I know you guys (Honda) might be cutting back on advertising in these troubling times but it's really a photo, not a video :icon_whistling:

Then again it is a video if you click on the photo, silly me :facepalm_zpsdj194qh


----------



## [email protected] (Nov 21, 2011)

Kiss4aFrog said:


> Then again it is a video if you click on the photo, silly me :facepalm_zpsdj194qh


Took me a while to figure out how to rig up a link a video clip...if you know a cleaner way to do it....


----------



## Grunt (Nov 11, 2013)

I don't know Robert, I may have a possible lawsuit going since that snow monster sounds an awful lot like me when ever I hit my thumb with a hammer. :icon_whistling:


----------



## Shryp (Jan 1, 2011)

[email protected] said:


> Took me a while to figure out how to rig up a link a video clip...if you know a cleaner way to do it....


You should just be able to paste a direct youtube link in and that is it.


----------



## 43128 (Feb 14, 2014)

a single stage throwing that far? thats insane


----------



## bwdbrn1 (Nov 24, 2010)

I think that guy lives just down the road from me!:wacko:


----------



## wdb (Dec 15, 2013)

Sounds like Chewbacca.


----------



## [email protected] (Nov 21, 2011)

wdb said:


> Sounds like Chewbacca.


Yeah, it's actually his cousin from Hoth


----------



## UNDERTAKER (Dec 30, 2013)

HE almost going skiing on the ice underneath in the turn.:icon_whistling:


----------



## UNDERTAKER (Dec 30, 2013)

Grunt said:


> I don't know Robert, I may have a possible lawsuit going since that snow monster sounds an awful lot like me when ever I hit my thumb with a hammer. :icon_whistling:


When you are working on these things there. BROTHER GRUNT.


----------



## Grunt (Nov 11, 2013)

POWERSHIFT93 said:


> When you are working on these things there. BROTHER GRUNT.


Yes Todd, unfortunately, been there, done that. Thanks for the picture. :smiley-confused009:


----------



## SlowRider22 (Oct 17, 2013)

Definitely got a kick out of that video. Snow season is right around the corner...


----------



## UNDERTAKER (Dec 30, 2013)

SlowRider22 said:


> Definitely got a kick out of that video. Snow season is right around the corner...

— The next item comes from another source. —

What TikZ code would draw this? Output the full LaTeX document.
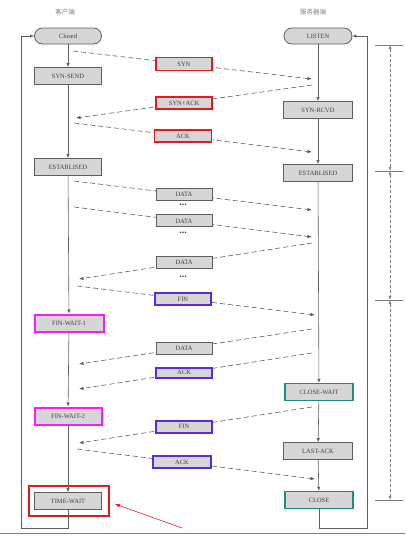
\documentclass[tikz,border=0pt]{standalone}
\usepackage{fontspec}
\setmainfont{Liberation Serif}
\newfontfamily\cjk{Noto Sans CJK SC}
\usetikzlibrary{arrows.meta}

\definecolor{boxgray}{HTML}{D6D6D6}
\definecolor{linegray}{HTML}{5E5E5E}
\definecolor{txtgray}{HTML}{404040}
\definecolor{synred}{HTML}{E41B1B}
\definecolor{finpurple}{HTML}{5B2BD9}
\definecolor{waitpink}{HTML}{F81CF8}
\definecolor{closeteal}{HTML}{218A80}

\begin{document}
\begin{tikzpicture}[x=1pt, y=-1pt, font=\fontsize{6.5}{7}\selectfont, text=txtgray,
  state/.style={draw=linegray, fill=boxgray, solid, line width=0.8pt, minimum width=67pt, minimum height=17pt, inner sep=1pt},
  msgbox/.style={draw=linegray, fill=boxgray, solid, line width=0.8pt, minimum width=56pt, minimum height=12pt, inner sep=1pt},
  redbox/.style={draw=synred, line width=1.6pt},
  purplebox/.style={draw=finpurple, line width=1.6pt},
  pinkbox/.style={draw=waitpink, line width=2pt},
  tealbox/.style={draw=closeteal, line width=1.4pt},
  flow/.style={draw=linegray, line width=0.6pt, -{Latex[length=4pt,width=3.5pt]}},
  msgline/.style={draw=linegray, line width=0.6pt, dash pattern=on 5pt off 3pt, -{Latex[length=4.5pt,width=3.5pt]}},
  tick/.style={draw=linegray!80, line width=1pt},
  span/.style={draw=linegray!80, line width=0.6pt, dash pattern=on 3pt off 2pt, {Latex[length=4pt,width=3pt]}-{Latex[length=4pt,width=3pt]}}]
\useasboundingbox (0,0) rectangle (405,541);

% headers
\node[font=\cjk\fontsize{6.5}{7}\selectfont, text=gray] (client) at (65,12) {客户端};
\node[font=\cjk\fontsize{6.5}{7}\selectfont, text=gray] (server) at (313,12) {服务器端};

% client side
\node[state, rounded corners=8pt, minimum height=16pt] (closed) at (68,36) {Closed};
\node[state] (synsend) at (68,76) {SYN-SEND};
\node[state] (cest) at (68,167) {ESTABLISED};
\node[state, pinkbox, minimum width=69pt] (fw1) at (69,323) {FIN-WAIT-1};
\node[state, pinkbox] (fw2) at (68,416) {FIN-WAIT-2};
\node[draw=synred, line width=1.6pt, minimum width=80pt, minimum height=30pt] (twframe) at (69,501) {};
\node[state] (timewait) at (68,501) {TIME-WAIT};

% server side
\node[state, rounded corners=8pt, minimum height=16pt, minimum width=68pt] (listen) at (318,36) {LISTEN};
\node[state, minimum width=69pt] (synrcvd) at (318,110) {SYN-RCVD};
\node[state, minimum width=69pt] (sest) at (318,173) {ESTABLISED};
\node[state, tealbox, minimum width=68pt] (closewait) at (319,392) {CLOSE-WAIT};
\node[state, minimum width=69pt] (lastack) at (318,451) {LAST-ACK};
\node[state, tealbox, minimum width=68pt] (close) at (319,500) {CLOSE};

% state flow
\draw[flow] (closed) -- (synsend);
\draw[flow] (synsend) -- (cest);
\draw[flow] (cest) -- (fw1);
\draw[flow] (fw1) -- (fw2);
\draw[flow] (fw2) -- (timewait);
\draw[flow] (listen) -- (synrcvd);
\draw[flow] (synrcvd) -- (sest);
\draw[flow] (sest) -- (closewait);
\draw[flow] (closewait) -- (lastack);
\draw[flow] (lastack) -- (close);

% back loops
\coordinate (cbot) at (68,528);
\coordinate (cleft) at (21,528);
\coordinate (cup) at (21,36);
\coordinate (sbot) at (319,528);
\coordinate (sright) at (367,528);
\coordinate (sup) at (367,36);
\draw[flow] (timewait) -- (cbot) -- (cleft) -- (cup) -- (closed);
\draw[flow] (close) -- (sbot) -- (sright) -- (sup) -- (listen);

% message end points
\coordinate (c1) at (73,51);   \coordinate (s1) at (312,79);
\coordinate (s2) at (312,85);  \coordinate (c2) at (76,118);
\coordinate (c3) at (74,123);  \coordinate (s3) at (312,152);
\coordinate (c4) at (74,181);  \coordinate (s4) at (312,210);
\coordinate (c5) at (74,207);  \coordinate (s5) at (312,237);
\coordinate (s6) at (312,243); \coordinate (c6) at (79,279);
\coordinate (c7) at (77,286);  \coordinate (s7) at (315,315);
\coordinate (s8) at (312,329); \coordinate (c8) at (79,364);
\coordinate (s9) at (312,353); \coordinate (c9) at (79,389);
\coordinate (s10) at (312,407); \coordinate (c10) at (79,443);
\coordinate (c11) at (77,449); \coordinate (s11) at (315,479);

% messages
\draw[msgline] (c1) -- node[pos=.464, msgbox, redbox, minimum height=13pt] (syn) {SYN} (s1);
\draw[msgline] (s2) -- node[pos=.542, msgbox, redbox] (synack) {SYN+ACK} (c2);
\draw[msgline] (c3) -- node[pos=.458, msgbox, redbox, minimum width=57pt] (ack) {ACK} (s3);
\draw[msgline] (c4) -- node[pos=.462, msgbox] (data1) {DATA} (s4);
\draw[msgline] (c5) -- node[pos=.462, msgbox] (data2) {DATA} (s5);
\draw[msgline] (s6) -- node[pos=.549, msgbox] (data3) {DATA} (c6);
\draw[msgline] (c7) -- node[pos=.445, msgbox, purplebox] (fin) {FIN} (s7);
\draw[msgline] (s8) -- node[pos=.549, msgbox] (data4) {DATA} (c8);
\draw[msgline] (s9) -- node[pos=.549, msgbox, purplebox, minimum height=10pt] (ack2) {ACK} (c9);
\draw[msgline] (s10) -- node[pos=.549, msgbox, purplebox] (fin2) {FIN} (c10);
\draw[msgline] (c11) -- node[pos=.441, msgbox, purplebox, minimum width=58pt] (ack3) {ACK} (s11);

% dots
\node[font=\bfseries\fontsize{10}{10}\selectfont, inner sep=0pt] (dots1) at (183,205) {...};
\node[font=\bfseries\fontsize{10}{10}\selectfont, inner sep=0pt] (dots2) at (183,233) {...};
\node[font=\bfseries\fontsize{10}{10}\selectfont, inner sep=0pt] (dots3) at (183,277) {...};

% pointer to TIME-WAIT
\coordinate (ptr) at (182,528);
\coordinate (ptrtip) at (115,504);
\draw[draw=synred, line width=0.6pt, -{Latex[length=5pt,width=4pt]}] (ptr) -- (ptrtip);

% phase ruler
\coordinate (t1) at (390,45);
\coordinate (t2) at (390,171);
\coordinate (t3) at (390,300);
\coordinate (t4) at (390,500);
\foreach \t in {t1,t2,t3,t4}
  \draw[tick] ([xshift=-15pt]\t) -- ([xshift=13pt]\t);
\draw[span] (t1) -- (t2);
\draw[span] (t2) -- (t3);
\draw[span] (t3) -- (t4);

% page edge
\draw[draw=linegray!80, line width=0.8pt] (0,533) -- (405,533);
\end{tikzpicture}
\end{document}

I am not in no hurry for it.


----------



## Bob E (Jun 9, 2014)




----------



## Kiss4aFrog (Nov 3, 2013)

POWERSHIFT93 said:


> I am not in no hurry for it.


You can't say that in a snow blower forum


----------



## YSHSfan (Jun 25, 2014)

_*I am not in no hurry for it.*_ 



Kiss4aFrog said:


> You can't say that in a snow blower forum


Read it carefully Kiss, I think he tried to state that he actually is in a hurry....!, which should be well allowed in here... 

:blowerhug:


----------



## Kiss4aFrog (Nov 3, 2013)

Depends on if his double negative was intentional or not. Now I'm really confused.


----------